## Requirement
The lines from the top of the material through the line with "import matplotlib.pyplot as plt" are to be set down exactly. Leave the pictures out.

## Recorded information

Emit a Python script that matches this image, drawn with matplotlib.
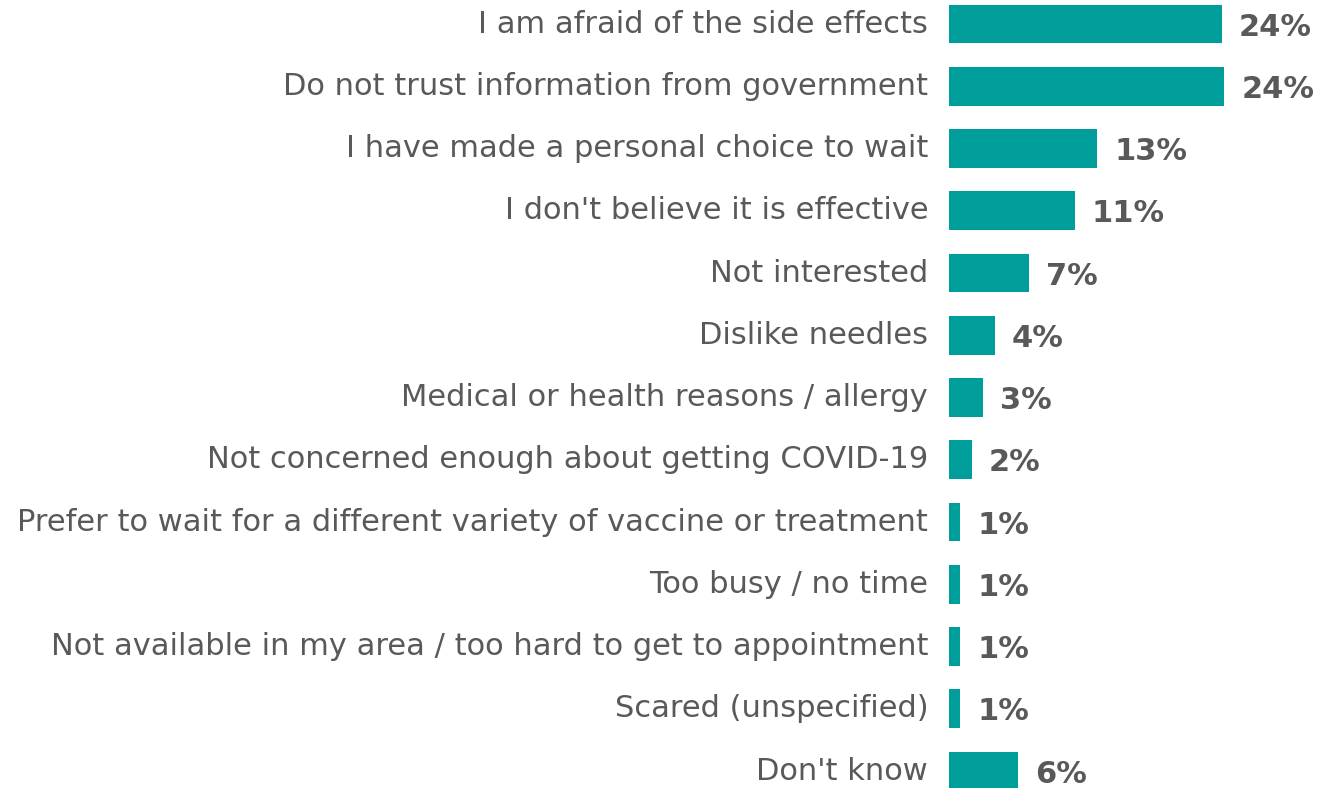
import matplotlib
matplotlib.use("Agg")
import matplotlib.pyplot as plt

# reasons, top to bottom
categories = [
    "I am afraid of the side effects",
    "Do not trust information from government",
    "I have made a personal choice to wait",
    "I don't believe it is effective",
    "Not interested",
    "Dislike needles",
    "Medical or health reasons / allergy",
    "Not concerned enough about getting COVID-19",
    "Prefer to wait for a different variety of vaccine or treatment",
    "Too busy / no time",
    "Not available in my area / too hard to get to appointment",
    "Scared (unspecified)",
    "Don't know",
]
values = [23.9, 24.1, 13, 11, 7, 4, 3, 2, 1, 1, 1, 1, 6]
value_labels = ["24%", "24%", "13%", "11%", "7%", "4%", "3%", "2%", "1%", "1%", "1%", "1%", "6%"]

teal = "#009E9A"
grey = "#595959"

plt.rcParams['font.family'] = ['DejaVu Sans']

fig = plt.figure(figsize=(13.19, 7.88), dpi=100)
ax = fig.add_axes([949 / 1319, 0, 370 / 1319, 1])

pos = list(range(len(categories)))
ax.barh(pos, values, height=0.62, color=teal)

ax.set_xlim(0, 32.4)
ax.set_ylim(12.273, -0.386)

for i, v in enumerate(values):
    ax.text(v + 1.5, i + 0.05, value_labels[i], va="center", ha="left",
            fontsize=22, fontweight="bold", color=grey)

ax.set_yticks(pos)
ax.set_yticklabels(categories, fontsize=22, color=grey, va="center")
ax.tick_params(axis="y", length=0, pad=15)
ax.set_xticks([])
for s in ax.spines.values():
    s.set_visible(False)

fig.savefig("out.png", dpi=100)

## Completed exercise
Emit a Python script that matches this image, drawn with matplotlib.
import matplotlib
matplotlib.use("Agg")
import matplotlib.pyplot as plt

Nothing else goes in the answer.